Plug-and-Play Exhibitions: Quick Pop-Up Installations Using Smart Plugs
Curatorial strategies for budget pop-up galleries using smart plugs: timed lighting, interactive reveals, and remote control for 2026 shows.
Plug-and-Play Exhibitions: Quick Pop-Up Installations Using Smart Plugs
Hook: You have a tight budget, a one-week lease on a storefront, and a crate of artworks that need dramatic lighting, timed activations, and remote control — but no electrician on call. Smart plugs let you stage compelling, professional temporary exhibitions without rewiring or excessive cost. This guide shows curatorial strategies, step-by-step setups, and safe, budget-conscious tactics for timed lighting, interactive displays, and remote power control in pop-up galleries in 2026.
Why smart plugs matter for pop-up galleries in 2026
Pop-up galleries succeed or fail on logistics: speed of install, flexibility of display, consistency of visitor experience, and low operating cost. In 2026, three developments make smart plugs an indispensable tool for temporary exhibition design:
- Mature Matter and standardization: Since late 2024 the Matter standard accelerated cross-brand interoperability. By late 2025 most major smart plug makers released Matter-certified models that integrate reliably with hubs and apps used by event teams.
- Energy monitoring and safety features: Many consumer smart plugs now report watts and amps, enabling curators to monitor draw in real time and stay within venue circuit limits — essential when you're sharing space with HVAC and lighting.
- Affordable, rugged hardware: Outdoor-rated, dual-outlet, and compact smart plug strips appeared in product lines in 2025, lowering the cost of temporary exterior and window displays.
The curatorial cases: 6 pop-up concepts built with smart plugs
Below are practical exhibition templates you can copy or adapt.
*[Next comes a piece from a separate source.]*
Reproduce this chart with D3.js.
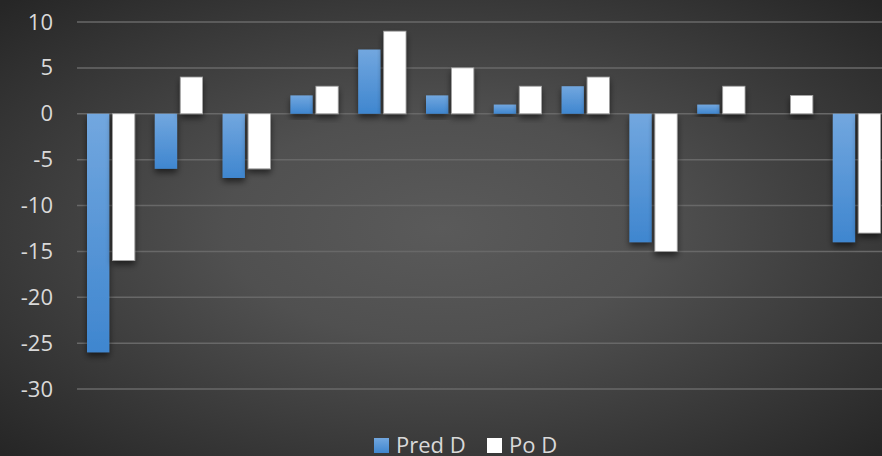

Each concept includes the plug role, hardware and software notes, and a short runbook you can hand to installation volunteers.
1. Golden-hour gallery — staged lighting schedules
Goal: Recreate the emotional arc of daylight across a 3–6 hour evening opening so artworks reveal themselves in sequence.
- How smart plugs help: Schedule groups of LED flood lamps and track lights to switch on/off or stagger, creating shifting highlights without a lighting console.
- Hardware: Matter-certified smart plugs for lamps, smart LED fixtures where possible, a smart power strip for grouped LEDs, and a simple hub or Home Assistant instance for advanced scenes.
- Runbook:
- Group fixtures (warm up-lights, mid-contrast, backlights) and plug them into labeled smart plugs.
- Create three scenes: Warm Arrival (6pm–7pm), Focused Frame (7pm–9pm), Evening Glow (9pm–close).
- Test on-site the day before; capture energy draw to ensure no circuit trips.
2. Interactive corridor — motion-triggered reveal
Goal: Give visitors agency — artworks illuminate as people approach, conserving power and creating intimacy.
- How smart plugs help: Connect motion sensors to a hub that toggles smart plugs powering lights or small motors. Smart plugs act as the controllable power endpoint without hardwiring.
- Hardware: Low-latency Zigbee or Matter motion sensors, Matter smart plugs, and a local hub (Home Assistant or a commercial hub). Keep motion sensor placement at 90cm–120cm for best detection.
- Runbook:
- Define sensor zones and map each to a plug-controlled circuit.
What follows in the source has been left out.